Helping clients navigate tax-efficient retirement income strategies can maximize their savings and reduce tax liabilities. By understanding key tax rules and withdrawal strategies, advisors can guide retirees toward a financially secure future.

Key Tax Considerations for Retirement Income

  1. Taxation of Different Income Sources – Social Security benefits, pensions, traditional IRAs, and 401(k) withdrawals are generally taxable, whereas Roth IRA distributions are tax-free.

  2. Required Minimum Distributions (RMDs) – Retirees must take RMDs from traditional IRAs and 401(k)s starting at age 73, potentially increasing taxable income.

  3. Capital Gains and Investment Income – Long-term capital gains and qualified dividends are taxed at lower rates, making them an essential component of tax-efficient income planning.

Strategies for Tax-Efficient Retirement Income

  • Optimize Withdrawal Order: Withdrawing from taxable accounts first, followed by tax-deferred accounts, and then Roth IRAs can minimize overall taxes.

  • Utilize Roth Conversions: Converting traditional IRA funds to Roth IRAs in lower-income years can reduce future tax burdens.

  • Manage Social Security Taxation: Keeping income below certain thresholds can help minimize taxes on Social Security benefits.
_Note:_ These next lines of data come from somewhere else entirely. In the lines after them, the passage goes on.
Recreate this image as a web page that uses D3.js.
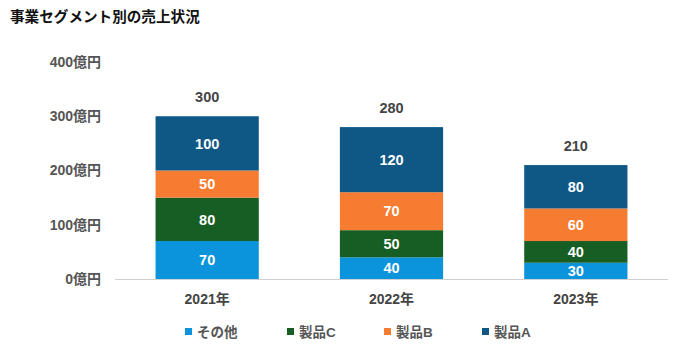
<!DOCTYPE html>
<html><head><meta charset="utf-8">
<script src="https://cdn.jsdelivr.net/npm/d3@7"></script>
<style>
body{margin:0;background:#fff;}
svg{display:block;font-family:"Liberation Sans","Noto Sans CJK JP",sans-serif;}
</style></head>
<body>
<svg id="c" width="688" height="356"></svg>
<script>
const title = "事業セグメント別の売上状況";
const years = ["2021年","2022年","2023年"];
const seriesNames = ["その他","製品C","製品B","製品A"];
const colors = ["#0b94dc","#165e24","#f57c31","#0f5785"];
const other = [70,40,30];
const prodC = [80,50,40];
const prodB = [50,70,60];
const prodA = [100,120,80];
const yTicks = [0,100,200,300,400];
const unit = "億円";

const svg = d3.select("#c");
const m = {l:115, r:20, t:62, b:77};
const x = d3.scaleBand().domain(years).range([m.l, 668]).paddingInner(0.44).paddingOuter(0.22);
const y = d3.scaleLinear().domain([0,400]).range([279, 62]);
const ff = '"Liberation Sans","Noto Sans CJK JP",sans-serif';

svg.append("text").attr("x",10).attr("y",22).attr("font-size",14.6).attr("font-weight","bold")
  .attr("fill","#111").text(title);

const table = years.map((yr,i)=>({year:yr, "その他":other[i], "製品C":prodC[i], "製品B":prodB[i], "製品A":prodA[i]}));
const stack = d3.stack().keys(seriesNames)(table);

const ya = svg.append("g").attr("transform",`translate(${m.l},0)`)
  .call(d3.axisLeft(y).tickValues(yTicks).tickSize(0).tickPadding(14).tickFormat(d=>d+unit));
ya.select(".domain").remove();
ya.selectAll("text").attr("font-size",14).attr("font-weight","bold").attr("fill","#555")
  .style("font-family",ff);

svg.append("line").attr("x1",m.l).attr("x2",668).attr("y1",y(0)+0.5).attr("y2",y(0)+0.5)
  .attr("stroke","#d0d0d0").attr("stroke-width",1);

stack.forEach((s,si)=>{
  const g = svg.append("g");
  g.selectAll("rect").data(s).join("rect")
    .attr("x",d=>x(d.data.year)).attr("width",x.bandwidth())
    .attr("y",d=>y(d[1])).attr("height",d=>y(d[0])-y(d[1]))
    .attr("fill",colors[si]);
  g.selectAll("text").data(s).join("text")
    .attr("x",d=>x(d.data.year)+x.bandwidth()/2)
    .attr("y",d=>(y(d[0])+y(d[1]))/2)
    .attr("dy","0.36em").attr("text-anchor","middle")
    .attr("font-size",14.5).attr("font-weight","bold").attr("fill","#fff")
    .text(d=>d[1]-d[0]);
});

svg.append("g").selectAll("text").data(table).join("text")
  .attr("x",d=>x(d.year)+x.bandwidth()/2)
  .attr("y",d=>y(seriesNames.reduce((a,k)=>a+d[k],0))-14)
  .attr("text-anchor","middle").attr("font-size",14.5).attr("font-weight","bold").attr("fill","#444")
  .text(d=>seriesNames.reduce((a,k)=>a+d[k],0));

const xa = svg.append("g").attr("transform",`translate(0,${y(0)})`)
  .call(d3.axisBottom(x).tickSize(0).tickPadding(15));
xa.select(".domain").remove();
xa.selectAll("text").attr("font-size",14).attr("font-weight","bold").attr("fill","#444")
  .style("font-family",ff);

const legX = [185,287,384,482];
const leg = svg.append("g");
seriesNames.forEach((n,i)=>{
  leg.append("rect").attr("x",legX[i]).attr("y",328).attr("width",7).attr("height",7).attr("fill",colors[i]);
  leg.append("text").attr("x",legX[i]+12).attr("y",337).attr("font-size",13.5).attr("font-weight","bold")
    .attr("fill","#555").text(n);
});
</script>
</body></html>
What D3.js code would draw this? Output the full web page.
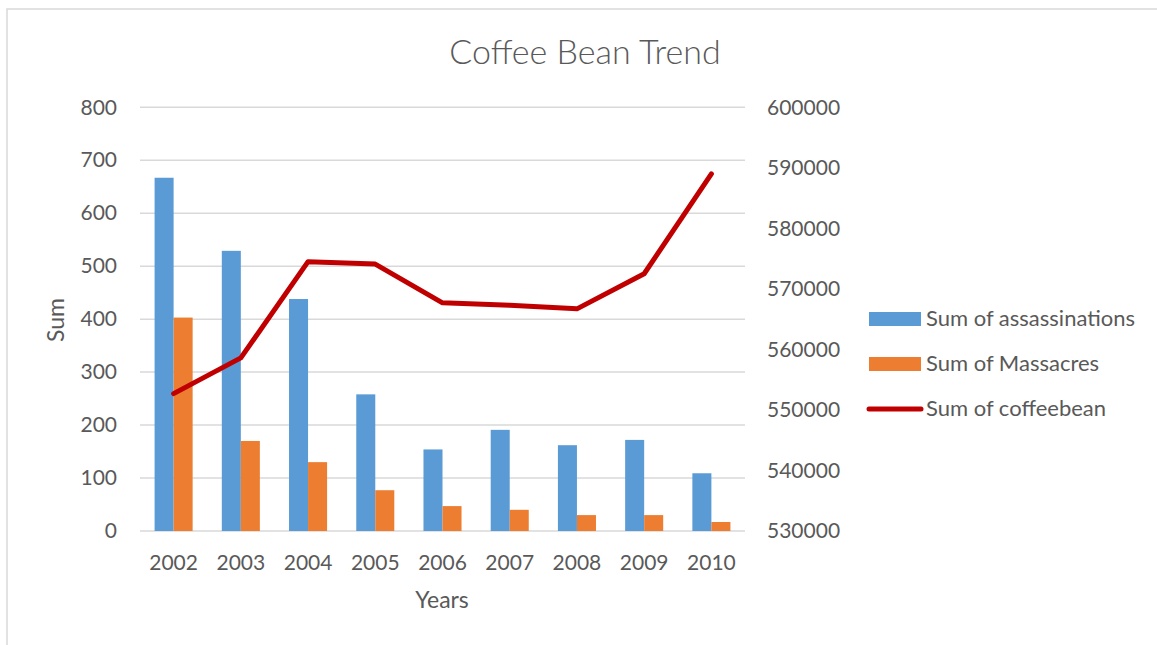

  • Consider Charitable Giving: Using Qualified Charitable Distributions (QCDs) from IRAs can satisfy RMDs while reducing taxable income.

Conclusion

A well-planned tax strategy for retirement income can significantly enhance financial security. By understanding tax-efficient withdrawal sequencing, leveraging Roth conversions, and managing taxable income, retirees can reduce tax burdens and optimize their retirement savings.